Dans le jugement précité rendu le 21 mars dernier, les propriétaires souhaitait procéder à la rénovation de leur balcon. Or, il s’agit d’une résidence patrimoniale construite en 1920 dont les balcons sont en bois. Comme nous sommes en présence d’une résidence ayant un intérêt patrimonial supérieur, le règlement sur les PIIA de la Ville de Chambly trouve application : le projet de rénovation doit être présenté au Comité consultatif d’urbanisme (CCU) puis être approuvé par une résolution adoptée par les élus municipaux.

Or, les propriétaires de la résidence souhaite remplacer les matériaux de bois du balcon par un produit en fibre de verre. Le règlement sur les PIIA prévoit notamment que l’utilisation de matériaux d’origine naturelle et non transformés est privilégiée. Le Conseil municipal, sur recommandation du CCU, accepte que les propriétaires procèdent à la rénovation du balcon dans la mesure où des produits de bois soient utilisés plutôt que de la fibre de verre. Mécontents, les propriétaires saisissent la Cour supérieure.

Délai raisonnable pour contester la résolution

La véritable nature du recours judiciaire des demandeurs est un pourvoi en contrôle judiciaire par lequel la validité de la résolution est attaquée. Or, ce recours doit être intenté dans un «délai raisonnable». On considère habituellement qu’un délai raisonnable est de 30 jours. À bon droit, la Cour supérieure mentionne que l’adoption de la résolution constitue le point de départ du délai (plutôt que la réponse de la Ville de Chambly à la lettre de mise en demeure des propriétaires). Ici, comme il s’est écoulé plus de 12 mois entre l’adoption de la résolution et le dépôt du recours, ce dernier doit être rejeté.

L’arrêt Vavilov et la décision raisonnable

La Cour supérieure poursuit néanmoins son raisonnement afin de trancher si la résolution de la Ville de Chambly est valide. En application de l’arrêt Vavilov, la Cour supérieure applique la norme de la décision raisonnable. En effet, la LAU est silencieuse sur la norme de contrôle applicable et ne prévoit pas de mécanisme d’appel à l’encontre d’une résolution municipale en matière de PIIA. Il faut donc présumer que la norme de la décision raisonnable s’applique. Au surplus, notons que les Tribunaux confère une grande discrétion aux élus municipaux en matière de PIIA, un exercice subjectif et imminemment «local».

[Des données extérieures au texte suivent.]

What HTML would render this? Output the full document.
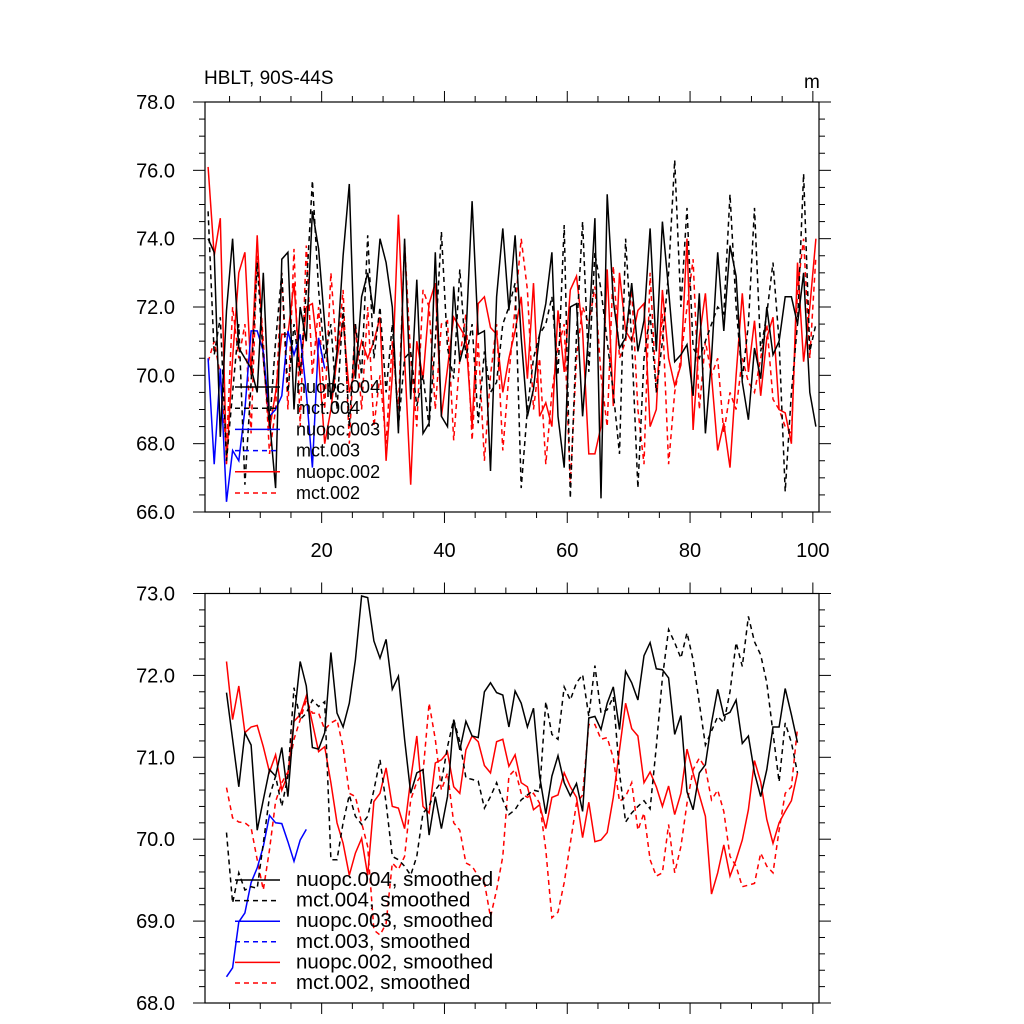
<!DOCTYPE html>
<html><head><meta charset="utf-8"><style>
html,body{margin:0;padding:0;background:#fff;}
svg{display:block;font-family:"Liberation Sans",sans-serif;}
</style></head><body>
<svg id="chart" width="1024" height="1024" viewBox="0 0 1024 1024" xmlns="http://www.w3.org/2000/svg">
<rect width="1024" height="1024" fill="#fff"/>
<text x="204" y="84" font-size="19">HBLT, 90S-44S</text>
<text x="804" y="88" font-size="19">m</text>
<g id="top"></g>
<g id="bot"></g>
</svg>
<script>
// ---- data: raw annual values (years 1..100) ----
const nuopc004 = [74.0,73.6,68.2,71.9,74.0,70.8,70.5,70.2,69.5,73.0,68.7,66.7,73.4,73.6,69.0,72.0,71.0,74.8,73.7,71.5,69.3,70.7,73.5,75.6,69.9,72.3,73.0,71.8,74.0,73.3,72.0,68.3,74.0,69.3,72.8,68.3,68.6,73.6,68.8,68.5,72.6,70.4,71.1,75.1,71.2,71.3,67.2,72.3,74.3,71.9,74.1,71.1,68.8,69.6,71.2,72.1,73.6,68.8,67.3,72.0,72.1,68.8,71.3,74.6,66.4,75.3,72.2,70.8,71.1,72.7,70.7,71.6,74.3,70.7,74.5,72.5,70.4,70.6,70.9,69.4,72.4,68.3,70.5,73.6,71.3,73.8,72.9,69.8,68.7,70.8,69.9,72.0,70.6,71.0,72.3,72.3,71.5,73.0,69.5,68.5];
const mct004 = [74.8,70.6,71.7,67.5,69.5,71.5,66.8,69.8,73.3,70.5,68.5,71.0,73.0,69.5,71.5,70.0,72.5,75.7,72.5,70.5,71.5,69.0,72.0,68.5,71.5,70.0,74.1,70.5,72.0,69.5,71.5,68.5,70.5,70.7,69.1,70.0,68.5,71.0,74.2,70.8,69.9,73.1,70.5,71.5,68.6,70.7,69.5,69.8,71.5,72.0,72.7,66.7,69.0,70.5,71.2,71.5,72.3,70.0,74.4,66.4,71.2,74.5,70.1,73.6,72.5,71.0,69.5,67.7,74.0,71.0,66.7,70.5,71.8,69.5,71.0,73.0,76.3,72.0,74.9,70.8,70.5,71.0,71.5,72.0,71.8,75.3,72.0,69.9,71.5,74.9,70.7,71.8,73.3,71.0,66.6,69.5,71.5,75.9,70.7,71.5];
const nuopc003 = [70.5,67.4,70.2,66.3,67.8,67.5,69.0,71.3,71.3,70.7,68.8,69.0,69.4,71.3,70.6,71.2,69.5,67.3,71.1,70.2];
const nuopc002 = [76.1,73.5,74.6,67.4,70.5,73.0,73.6,70.0,74.1,70.5,68.4,69.5,71.2,71.2,72.7,70.0,72.0,72.1,70.5,68.0,69.0,70.5,71.6,69.5,70.2,71.0,70.5,71.0,71.7,67.5,70.0,74.7,70.5,66.8,71.0,69.9,72.1,72.7,68.8,70.2,71.7,71.4,71.1,68.5,72.1,72.3,71.4,71.2,69.5,70.5,71.3,72.3,69.9,72.7,68.8,69.2,68.5,71.9,70.1,72.5,72.9,71.3,67.7,67.7,68.5,73.1,69.1,73.0,71.3,71.0,71.9,72.1,68.5,69.0,72.5,70.5,69.7,70.3,74.0,68.4,71.1,72.4,70.0,67.8,68.6,67.3,70.0,72.4,70.1,71.6,69.4,71.1,71.7,69.0,68.9,68.0,73.3,70.4,72.0,74.0];
const mct002 = [70.4,71.0,70.0,67.8,72.0,70.5,71.5,68.3,73.5,71.0,67.7,69.0,73.0,69.0,73.7,68.5,73.8,70.0,72.0,69.0,73.0,70.5,72.5,68.0,71.5,69.0,72.0,68.5,70.0,68.0,71.0,69.0,73.9,70.5,68.5,72.5,72.0,69.0,71.5,71.6,68.1,70.5,71.8,68.1,71.0,67.5,70.0,71.5,67.8,70.0,72.0,74.0,72.5,69.0,70.5,67.4,69.5,70.8,71.5,66.8,70.5,72.0,71.5,72.6,70.0,68.5,73.2,70.5,71.0,72.5,69.0,67.4,73.0,69.5,71.8,67.4,69.5,70.5,72.0,73.4,69.0,71.0,70.0,70.5,68.3,69.5,69.0,70.5,69.8,69.5,70.5,71.5,69.3,69.0,68.5,68.3,72.5,74.0,70.5,73.5];
// ---- data: 7-yr smoothed (years 4..97) ----
const nuopc004s = [71.79,71.22,70.64,71.30,71.15,70.11,70.48,70.85,70.77,71.12,70.52,71.46,72.17,71.87,71.12,71.10,71.30,72.28,71.54,71.37,71.66,72.19,72.97,72.95,72.42,72.21,72.44,71.83,71.99,71.22,70.56,70.81,70.85,70.05,70.52,70.13,70.52,71.46,71.09,71.44,71.26,71.24,71.80,71.91,71.79,71.76,71.37,71.81,71.66,71.37,71.60,70.77,70.31,70.77,71.02,70.69,70.53,70.68,70.34,71.48,71.50,71.34,71.66,71.86,71.34,72.05,71.91,71.70,72.24,72.40,72.08,72.07,71.97,71.28,71.51,70.58,70.36,70.81,70.91,71.42,71.83,71.51,71.55,71.70,71.17,71.26,70.81,70.52,70.85,71.37,71.37,71.84,71.52,71.18];
const mct004s = [70.08,69.22,69.59,69.38,69.42,69.40,69.95,70.52,70.77,70.40,70.77,71.85,71.46,71.54,71.70,71.62,71.68,69.75,69.75,70.20,70.54,70.28,70.18,70.28,70.60,70.97,70.44,69.79,69.75,69.67,69.56,69.79,70.32,70.40,70.60,70.70,71.13,71.46,71.19,70.75,70.73,70.71,70.38,70.52,70.69,70.48,70.30,70.36,70.48,70.54,70.60,70.58,71.68,71.28,71.22,71.86,71.70,71.91,72.01,71.50,72.12,71.54,71.58,71.74,70.81,70.21,70.32,70.40,70.47,70.37,71.13,71.97,72.56,72.40,72.21,72.52,72.19,71.66,71.15,71.32,71.50,71.42,71.80,72.40,72.11,72.72,72.41,72.25,71.91,71.30,70.70,71.42,71.18,70.81];
const nuopc003s = [68.32,68.43,68.99,69.10,69.47,69.65,69.91,70.29,70.20,70.19,69.97,69.73,69.99,70.12];
const nuopc002s = [72.17,71.46,71.87,71.30,71.37,71.39,71.13,70.82,71.03,70.60,70.79,71.44,71.52,71.75,71.42,71.07,71.13,70.69,70.20,69.95,69.56,69.83,70.01,69.56,70.46,70.56,70.87,70.40,70.38,70.13,70.73,71.26,70.40,70.32,70.93,70.97,71.06,70.64,70.56,71.09,71.26,71.19,70.90,70.81,71.19,71.22,70.89,71.03,70.69,70.64,70.36,70.42,70.13,70.51,70.54,70.81,70.64,70.51,70.02,70.45,69.97,69.99,70.08,70.51,71.09,71.66,71.35,71.26,70.69,70.82,70.64,70.40,70.65,70.30,70.56,71.10,70.81,70.54,70.28,69.33,69.59,69.93,69.55,69.75,69.99,70.36,70.96,70.70,70.24,69.95,70.20,70.34,70.47,70.81];
const mct002s = [70.63,70.26,70.21,70.20,70.14,69.75,69.38,69.87,70.46,70.69,70.82,71.22,71.46,71.70,71.54,71.54,71.34,71.42,71.46,71.12,70.56,70.52,70.20,69.91,68.89,68.83,68.97,69.71,69.63,69.79,70.48,70.70,70.81,71.66,71.22,70.60,70.81,70.20,70.11,69.71,69.67,69.55,69.47,69.05,69.38,69.79,70.77,70.85,70.56,70.51,70.56,70.44,69.87,69.04,69.11,69.47,69.95,70.44,70.54,71.40,71.40,71.22,71.24,70.99,70.46,70.52,70.69,70.11,70.32,69.75,69.55,69.59,70.18,69.59,69.91,70.44,70.85,70.99,70.87,70.48,70.60,70.34,69.79,69.67,69.42,69.44,69.46,69.83,69.67,69.59,70.11,70.56,70.64,71.36];
const xTicks = [20,40,60,80,100];
const topYTicks = [66,68,70,72,74,76,78];
const botYTicks = [68,69,70,71,72,73];
const topLegend = ["nuopc.004","mct.004","nuopc.003","mct.003","nuopc.002","mct.002"];
const botLegend = ["nuopc.004, smoothed","mct.004, smoothed","nuopc.003, smoothed","mct.003, smoothed","nuopc.002, smoothed","mct.002, smoothed"];

const NS="http://www.w3.org/2000/svg";
const L=205,R=819,XMIN=1,XMAX=101;
function sx(v){return L+(v-XMIN)/(XMAX-XMIN)*(R-L);}
function mk(tag,attrs,parent){const e=document.createElementNS(NS,tag);for(const k in attrs)e.setAttribute(k,attrs[k]);parent.appendChild(e);return e;}

function panel(g,T,B,ymin,ymax,yTicks,minorStep,showX,series,legend,legY0,legDy,legFs){
  const sy=v=>B-(v-ymin)/(ymax-ymin)*(B-T);
  series.forEach(s=>{
    const pts=s.data.map((v,i)=>sx(s.start+i).toFixed(1)+","+sy(v).toFixed(1)).join(" ");
    const pl=mk("polyline",{points:pts,fill:"none",stroke:s.color,"stroke-width":1.5,"stroke-dasharray":s.dash?"5,4":"none"},g);
    
    
  });
  const fr=mk("rect",{x:L,y:T,width:R-L,height:B-T,fill:"none",stroke:"#000","stroke-width":1.2},g);
  
  
  for(let v=5;v<=100;v+=5){
    const major=v%20===0, len=major?11:6;
    mk("line",{x1:sx(v),x2:sx(v),y1:T,y2:T-len,stroke:"#000","stroke-width":1},g);
    mk("line",{x1:sx(v),x2:sx(v),y1:B,y2:B+len,stroke:"#000","stroke-width":1},g);
  }
  if(showX){
    xTicks.forEach(v=>{
      const t=mk("text",{x:sx(v),y:B+45,"font-size":20,"text-anchor":"middle"},g);
      t.textContent=v;
      
      
    });
  }
  for(let v=ymin;v<=ymax+1e-9;v+=minorStep){
    const major=yTicks.some(t=>Math.abs(t-v)<1e-6), len=major?12:6;
    mk("line",{x1:L,x2:L-len,y1:sy(v),y2:sy(v),stroke:"#000","stroke-width":1},g);
    mk("line",{x1:R,x2:R+len,y1:sy(v),y2:sy(v),stroke:"#000","stroke-width":1},g);
  }
  yTicks.forEach(v=>{
    const t=mk("text",{x:175,y:sy(v)+7,"font-size":20,"text-anchor":"end"},g);
    t.textContent=v.toFixed(1);
    
    
  });
  const styles=[["#000",0],["#000",1],["#0000ff",0],["#0000ff",1],["#ff0000",0],["#ff0000",1]];
  legend.forEach((lab,i)=>{
    const y=legY0+i*legDy;
    const ln=mk("line",{x1:235,x2:280,y1:y,y2:y,stroke:styles[i][0],"stroke-width":1.5,"stroke-dasharray":styles[i][1]?"5,4":"none"},g);
    
    
    const t=mk("text",{x:296,y:y+6,"font-size":legFs},g);
    t.textContent=lab;
    
    
  });
}
panel(document.getElementById("top"),102,512,66,78,topYTicks,0.5,true,[
  {name:"mct002",data:mct002,start:1.5,color:"#ff0000",dash:1},
  {name:"nuopc002",data:nuopc002,start:1.5,color:"#ff0000",dash:0},
  {name:"nuopc003",data:nuopc003,start:1.5,color:"#0000ff",dash:0},
  {name:"mct004",data:mct004,start:1.5,color:"#000",dash:1},
  {name:"nuopc004",data:nuopc004,start:1.5,color:"#000",dash:0}
],topLegend,387,21.2,18);
panel(document.getElementById("bot"),593.5,1003,68,73,botYTicks,0.2,false,[
  {name:"mct002-smoothed",data:mct002s,start:4.5,color:"#ff0000",dash:1},
  {name:"nuopc002-smoothed",data:nuopc002s,start:4.5,color:"#ff0000",dash:0},
  {name:"nuopc003-smoothed",data:nuopc003s,start:4.5,color:"#0000ff",dash:0},
  {name:"mct004-smoothed",data:mct004s,start:4.5,color:"#000",dash:1},
  {name:"nuopc004-smoothed",data:nuopc004s,start:4.5,color:"#000",dash:0}
],botLegend,880,20.6,20.5);
</script>
</body></html>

Interprétation large de la notion d’architecture

Le principal argument des demandeurs était à l’effet que le règlement PIIA ne s’appliquait pas à leur projet de rénovation de balcon puisque celui-ci n’était pas une composante de l’architecture de la résidence. Or, comme plusieurs jugements antérieurs, la Cour supérieure a préféré une interprétation large de la réglementation municipale :

[41] Dans leur mémoire, les demandeurs invitent le Tribunal à adopter une définition d’architecture qui se colle uniquement aux éléments de style. Avec égards, la science de l’architecture comporte plus que des questions de style. (…)

[42] Qui plus est, il est évident du PIIA que le concept « l’architecture » va au-delà des éléments de style ou d’apparence. Le plan architectural qui doit accompagner la demande de permis doit comporter beaucoup de détail : (…).

[44] Finalement sur ce point, pour interpréter le PIIA de la Ville le Tribunal doit le lire dans son contexte global en suivant le sens ordinaire et grammatical qui s’harmonise avec l’esprit du règlement, son objet et l’intention du législateur.